Skeptics point out that for all the importance of free-market reforms, Chile wouldn’t be this far along without its huge reserves of copper. Copper accounts for about one-third of the government’s revenue and, as the world’s third-biggest producer of copper, even a small stumble in Chile’s copper production due to the recent earthquake sent global copper prices soaring.

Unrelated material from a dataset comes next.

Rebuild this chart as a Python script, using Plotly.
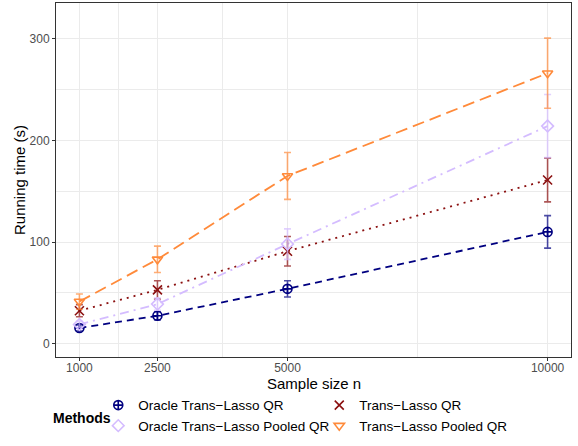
import plotly.graph_objects as go

# Données
sample_sizes = [1000, 2500, 5000, 10000]

methods = [
    "Oracle Trans\u2212Lasso QR",
    "Trans\u2212Lasso QR",
    "Oracle Trans\u2212Lasso Pooled QR",
    "Trans\u2212Lasso Pooled QR",
]

oracle_qr = [15.5, 27.5, 54, 110]
oracle_qr_sd = [3, 4, 8, 16]

trans_qr = [32.5, 53, 91, 161]
trans_qr_sd = [6, 9, 14.5, 21.5]

oracle_pooled = [19, 39, 98, 214]
oracle_pooled_sd = [3, 6, 15, 31]

trans_pooled = [41.5, 83, 165, 266]
trans_pooled_sd = [7.5, 13, 23, 34.5]

# Styles
colors = ["#000080", "#8B1010", "#D4BCFF", "#FF8A3A"]
err_colors = ["rgba(0,0,128,0.7)", "rgba(139,16,16,0.7)",
              "rgba(212,188,255,0.7)", "rgba(255,138,58,0.7)"]
dashes = ["7px,5px", "2px,5px", "9px,5px,2px,5px", "12px,6px"]
symbols = ["circle-cross-open", "x-thin-open", "diamond-open", "triangle-down-open"]

series = [oracle_qr, trans_qr, oracle_pooled, trans_pooled]
errors = [oracle_qr_sd, trans_qr_sd, oracle_pooled_sd, trans_pooled_sd]

fig = go.Figure()

# Lignes (sans légende)
for i in range(4):
    fig.add_trace(go.Scatter(
        x=sample_sizes, y=series[i], mode="lines",
        line=dict(color=colors[i], width=1.8, dash=dashes[i]),
        showlegend=False, hoverinfo="skip"
    ))

# Points + barres d'erreur
for i in range(4):
    fig.add_trace(go.Scatter(
        x=sample_sizes, y=series[i], mode="markers", name=methods[i],
        marker=dict(symbol=symbols[i], size=9, color=colors[i],
                    line=dict(color=colors[i], width=1.6)),
        error_y=dict(type="data", array=errors[i], color=err_colors[i],
                     thickness=1.6, width=3.5)
    ))

axis_style = dict(
    showline=True, linecolor="#333333", linewidth=1, mirror=True,
    ticks="outside", ticklen=3, tickcolor="#333333",
    tickfont=dict(size=12, color="#4D4D4D"),
    showgrid=True, gridcolor="#EBEBEB", gridwidth=1,
    zeroline=False, automargin=False,
)

fig.update_xaxes(
    **axis_style,
    range=[550, 10450],
    tickvals=sample_sizes,
    ticktext=[str(v) for v in sample_sizes],
    ticklabelstandoff=-3,
    minor=dict(tickvals=[1750, 3750, 7500], showgrid=True,
               gridcolor="#EBEBEB", gridwidth=0.6, ticks=""),
)

fig.update_yaxes(
    **axis_style,
    range=[-13, 335],
    tickvals=[0, 100, 200, 300],
    minor=dict(tickvals=[50, 150, 250], showgrid=True,
               gridcolor="#EBEBEB", gridwidth=0.6, ticks=""),
    title=dict(text="Running time (s)", font=dict(size=15, color="black"), standoff=0),
)

# Titre de l'axe x en annotation (placement plus précis)
fig.add_annotation(
    text="Sample size n", xref="paper", yref="paper",
    x=0.5, y=-0.074, xanchor="center", yanchor="middle",
    showarrow=False, font=dict(size=15, color="black"),
)

# Titre de la légende en annotation pour coller au placement ggplot
fig.add_annotation(
    text="<b>Methods</b>", xref="paper", yref="paper",
    x=-0.01, y=-0.172, xanchor="left", yanchor="middle",
    showarrow=False, font=dict(size=14, color="black"),
)

fig.update_layout(
    width=578, height=446,
    margin=dict(l=56, r=7, t=3, b=89),
    plot_bgcolor="white", paper_bgcolor="white",
    font=dict(family="Liberation Sans, Arial, sans-serif", color="black"),
    legend=dict(
        orientation="h", xref="container", yref="container",
        x=0.17, xanchor="left", y=0.126, yanchor="top",
        entrywidth=176, entrywidthmode="pixels",
        font=dict(size=13.5), tracegroupgap=0, itemwidth=30,
    ),
)

# marge par défaut du <body> retirée pour que la figure remplisse la fenêtre
fig.write_html("out.html", config={"displayModeBar": False},
               post_script="document.body.style.margin='0';")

But ideas do matter. What copper is to Chile, oil is to Venezuela. Yet, Venezuela is an economic basket case. Contrast the economic fates of Latin American countries that invoked the name of Che Guevara (Cuba, Venezuela) with the economic views of Milton Friedman and the “Chicago Boys” (Chile) during the past 40 years, and you can see why Chile has become a poster child for free market reforms. As the late, great Jim Rohn observed, “People aren’t building rafts to escape to Cuba.”
Chile: Consistently Hot
While most global stock markets go in and out of fashion, Chile has been the single, most consistent performer among all global markets over the past decade. It has ranked as the third-best performing market in the world for each of the last 10 years, 3 years and year-to-date.
Sadly, U.S investors have not profited directly from the Chilean index’s performance, until the launch of the iShares MSCI Chile Investable Mkt Idx (ECH) in November of 2007.
But had you invested $10,000 in the iShares MSCI Chile Investable Mkt Idx (ECH) on the date of its launch on November 20, 2007, you’d be sitting on $12,001 — a solid 20% gain. Had you invested that same amount into the S&P 500, you’d have only $8,685. That’s a remarkable 38% difference over the span of only 27 months.
Chile also has been a star this year among emerging markets, up 6.9% so far, the top performer in Latin America, even as the overall MSCI Emerging Markets Index has dropped 5.4%.
Bottom line? Chile may sell-off in the next few days after its devastating earthquake. But I believe that Chilean equities will soon find their feet, and will be among the top stock-market performers for the coming decade.